Paul, a servant of God and an apostle of Jesus Christ to further the faith of God’s elect and their knowledge of the truth that leads to godliness…
Titus 1:1 NIV
Of all the books I read on my recent months of study leave, the one that stands out most in my mind was one by the famous MP and anti-slavery campaigner, William Wilberforce.
I happened to be with a friend visiting the house of the great poet and hymn-writer William Cowper, which is now a museum of his life and that of his neighbour and pastor, the great John Newton, author of “Amazing Grace”. There in a glass cabinet was Newton’s own copy of Wilberforce’s book, published in 1797.

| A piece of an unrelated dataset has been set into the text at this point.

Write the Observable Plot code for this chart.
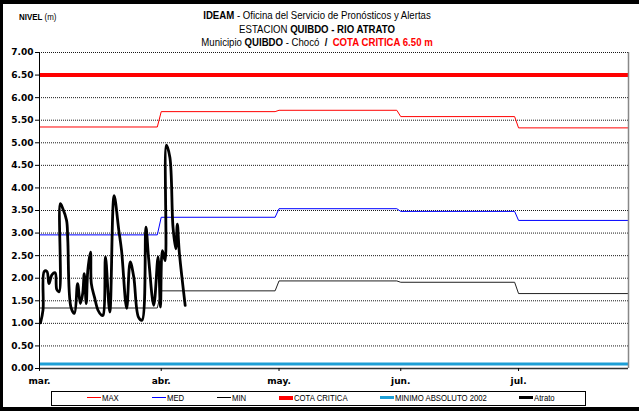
<!DOCTYPE html>
<html>
<head>
<meta charset="utf-8">
<script src="https://cdn.jsdelivr.net/npm/d3@7"></script>
<script src="https://cdn.jsdelivr.net/npm/@observablehq/plot@0.6"></script>
<style>
  html, body { margin: 0; padding: 0; background: #fff; }
  #page { position: relative; width: 639px; height: 411px; overflow: hidden; background: #fff;
          font-family: "Liberation Sans", Arial, sans-serif; color: #000; }
  #border { position: absolute; left: 0; top: 0; width: 650px; height: 411px; box-sizing: border-box;
            border-top: 4px solid #000; border-left: 3px solid #000; border-bottom: 4px solid #000; }
  #ylabel { position: absolute; left: 19px; top: 12px; font-size: 9px; line-height: 10px; color: #000;
            transform: scaleX(0.88); transform-origin: left center; }
  #title { position: absolute; left: 0; top: 9px; width: 634px; text-align: center; font-size: 10.5px; line-height: 13.5px;
           color: #000; transform: scaleX(0.915); transform-origin: 317px 0; }
  #title b { font-weight: bold; color: #000; }
  #title span { color: #000; }
  #title .red { color: #ff0000; font-weight: bold; }
  #chart { position: absolute; left: 0; top: 46px; }
  #legend { position: absolute; left: 51px; top: 391px; width: 535px; height: 15px; box-sizing: border-box;
            border: 1px solid #000; background: #fff; font-size: 9px; color: #000; }
  .item { position: absolute; top: 0; height: 13px; line-height: 13px; white-space: nowrap; }
  .sw { display: inline-block; width: 14px; vertical-align: middle; margin-right: 1px; position: relative; top: -1px; }
  .txt { display: inline-block; transform: scaleX(0.86); transform-origin: left center; }
</style>
</head>
<body>
<div id="page">
  <div id="ylabel"><b>NIVEL</b> (m)</div>
  <div id="title">
    <div><b>IDEAM</b><span> - Oficina del Servicio de Pronósticos y Alertas</span></div>
    <div><span>ESTACION </span><b>QUIBDO - RIO ATRATO</b></div>
    <div><span>Municipio </span><b>QUIBDO</b><span> - Chocó &nbsp;</span><b>/</b>&nbsp; <span class="red">COTA CRITICA 6.50 m</span></div>
  </div>
  <div id="chart"></div>
  <div id="legend"></div>
  <div id="border"></div>
</div>
<script>
// ---- Data ----
const meses = ["mar.", "abr.", "may.", "jun.", "jul."];
const inicioMes = ["2010-03-01", "2010-04-01", "2010-05-01", "2010-06-01", "2010-07-01"];
const finEje = "2010-07-29";

const maxMes = [5.35, 5.69, 5.72, 5.58, 5.33];
const medMes = [2.96, 3.35, 3.54, 3.48, 3.28];
const minMes = [1.34, 1.72, 1.94, 1.91, 1.66];

const cotaCritica = 6.50;
const minimoAbsoluto2002 = 0.10;

// days since 1 March
const atratoDia = [0.25, 0.9, 1.2, 1.9, 2.4, 3.2, 4.0, 4.4, 5.0, 5.3, 5.9, 6.9, 7.2, 8.0, 8.9, 9.7, 10.4, 11.0, 11.4, 11.9,
  12.3, 13.0, 13.2, 14.0, 14.9, 15.8, 16.2, 16.8, 17.9, 19.0, 20.2, 20.9, 22.2, 23.1, 24.0, 25.2, 26.1, 27.1, 27.8, 29.1,
  30.2, 30.8, 31.3, 32.0, 32.3, 33.2, 34.0, 34.7, 35.1, 35.6, 37.1];
const atratoNivel = [1.01, 1.30, 2.15, 2.15, 1.88, 2.08, 2.12, 1.75, 1.70, 3.65, 3.55, 3.28, 2.85, 1.36, 1.22, 1.88, 1.44, 1.66, 2.10, 1.44,
  2.17, 2.58, 1.88, 1.58, 1.29, 1.18, 1.18, 2.47, 1.25, 3.83, 3.06, 2.61, 1.33, 2.36, 2.03, 1.14, 1.07, 3.13, 2.43, 1.40,
  2.47, 1.36, 2.61, 2.39, 4.95, 4.68, 3.13, 2.65, 3.20, 2.58, 1.40];

const yTicks = [0, 0.5, 1, 1.5, 2, 2.5, 3, 3.5, 4, 4.5, 5, 5.5, 6, 6.5, 7];

const serieNombres = ["MAX", "MED", "MIN", "COTA CRITICA", "MINIMO ABSOLUTO 2002", "Atrato"];
const serieColores = ["#ff0000", "#0000ff", "#000000", "#ff0000", "#1e9fd6", "#000000"];
const serieGrosor = [1, 1, 1, 4, 3, 3];

// ---- Build tables ----
const t0 = new Date(inicioMes[0]);
const tEnd = new Date(finEje);
const monthDates = inicioMes.map(d => new Date(d));

function escalones(valores) {
  const pts = [];
  valores.forEach((v, i) => {
    const ini = monthDates[i];
    const fin = i < valores.length - 1 ? d3.utcDay.offset(monthDates[i + 1], -1) : tEnd;
    pts.push({fecha: ini, nivel: v}, {fecha: fin, nivel: v});
  });
  return pts;
}
const maxData = escalones(maxMes);
const medData = escalones(medMes);
const minData = escalones(minMes);
const atrato = atratoDia.map((d, i) => ({fecha: new Date(+t0 + d * 864e5), nivel: atratoNivel[i]}));

const chart = Plot.plot({
  width: 639,
  height: 346,
  marginLeft: 39,
  marginRight: 11,
  marginTop: 6,
  marginBottom: 24,
  style: {background: "transparent", fontFamily: "'DejaVu Sans', Verdana, sans-serif", fontSize: "9px", color: "#000"},
  x: {type: "utc", domain: [t0, tEnd]},
  y: {domain: [0, 7]},
  marks: [
    Plot.gridY(yTicks, {stroke: "#000", strokeOpacity: 0.9, strokeDasharray: "1,1"}),
    Plot.ruleY([minimoAbsoluto2002], {stroke: serieColores[4], strokeWidth: serieGrosor[4]}),
    Plot.ruleY([cotaCritica], {stroke: serieColores[3], strokeWidth: serieGrosor[3]}),
    Plot.line(maxData, {x: "fecha", y: "nivel", stroke: serieColores[0], strokeWidth: serieGrosor[0]}),
    Plot.line(medData, {x: "fecha", y: "nivel", stroke: serieColores[1], strokeWidth: serieGrosor[1]}),
    Plot.line(minData, {x: "fecha", y: "nivel", stroke: "#222", strokeWidth: serieGrosor[2]}),
    Plot.line(atrato, {x: "fecha", y: "nivel", stroke: serieColores[5], strokeWidth: 2.8, curve: "catmull-rom", strokeLinejoin: "round"}),
    Plot.ruleY([0], {stroke: "#333", strokeWidth: 1.5}),
    Plot.ruleX([tEnd], {stroke: "#888", strokeWidth: 1.5}),
    Plot.ruleX([t0], {stroke: "#000", strokeWidth: 1}),
    Plot.axisY({ticks: yTicks, tickFormat: d3.format(".2f"), tickSize: 4, tickPadding: 2, fontWeight: "bold", label: null}),
    Plot.axisX({ticks: monthDates, tickFormat: d => meses[monthDates.findIndex(m => +m === +d)], tickSize: 3, tickPadding: 6, fontWeight: "bold", label: null})
  ]
});
document.getElementById("chart").appendChild(chart);

// ---- Legend ----
const legendX = [35, 100, 165, 227, 328, 467];
const legend = document.getElementById("legend");
serieNombres.forEach((name, i) => {
  const it = document.createElement("div");
  it.className = "item";
  it.style.left = legendX[i] + "px";
  const sw = document.createElement("span");
  sw.className = "sw";
  sw.style.height = serieGrosor[i] + "px";
  sw.style.background = serieColores[i];
  it.appendChild(sw);
  const tx = document.createElement("span");
  tx.className = "txt";
  tx.textContent = name;
  it.appendChild(tx);
  legend.appendChild(it);
});
</script>
</body>
</html>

Newton had been instrumental, under God, in Wilberforce’s conversion to living Christianity, while Wilberforce was a young MP. Newton encouraged Wilberforce to remain in parliament, and supported him in his long campaign (against much opposition) to outlaw the slave trade, culminating in an Act of Parliament in 1807.
This is what Wilberforce is best known for, and which is brilliantly told in William Hague’s enjoyable biography. Less well-known is that he made it his other life’s ambition to recover real Christianity – the Christianity that had changed his life – in this country. This is why he wrote he wrote the book I saw in the glass cabinet.
I haven’t yet mentioned the title of this book, which is extraordinarily long: A Practical View of the Prevailing Religious System of Professed Christians, in the Higher and Middle Classes in This Country, contrasted with Real Christianity.
The book does as its title says. Wilberforce addresses the rife nominalism he encountered among his own contemporaries. He gives a telling illustration of a map we construct for ourselves: certain nasty sins are “out of bounds”, but within the rest we feel free to live as we like. By contrast, real, living Christianity is about a changed heart in which all of life is gladly lived for the Lord God.
How has this come about? Both cause and consequence is a lack of knowledge of the Bible and a troubling carelessness about Christian doctrine. Above all, it’s a nominalism that stems from an ignorant legalism, which assumes that all there is to ‘religion’ is doing certain duties, and hoping for the best that God will cut us some slack.
I’ll mention more next week, because this book is full of the most wonderful nuggets. But one thing that stands out is that all the way through, his answer to nominalism is not “try harder”, but “understand the real gospel”. It is, as Paul writes to Titus (above), their knowledge of the truth that leads to godliness.” This is why we’re having a fresh look at Romans; it is grasping these vital truths that is the heart of real Christianity.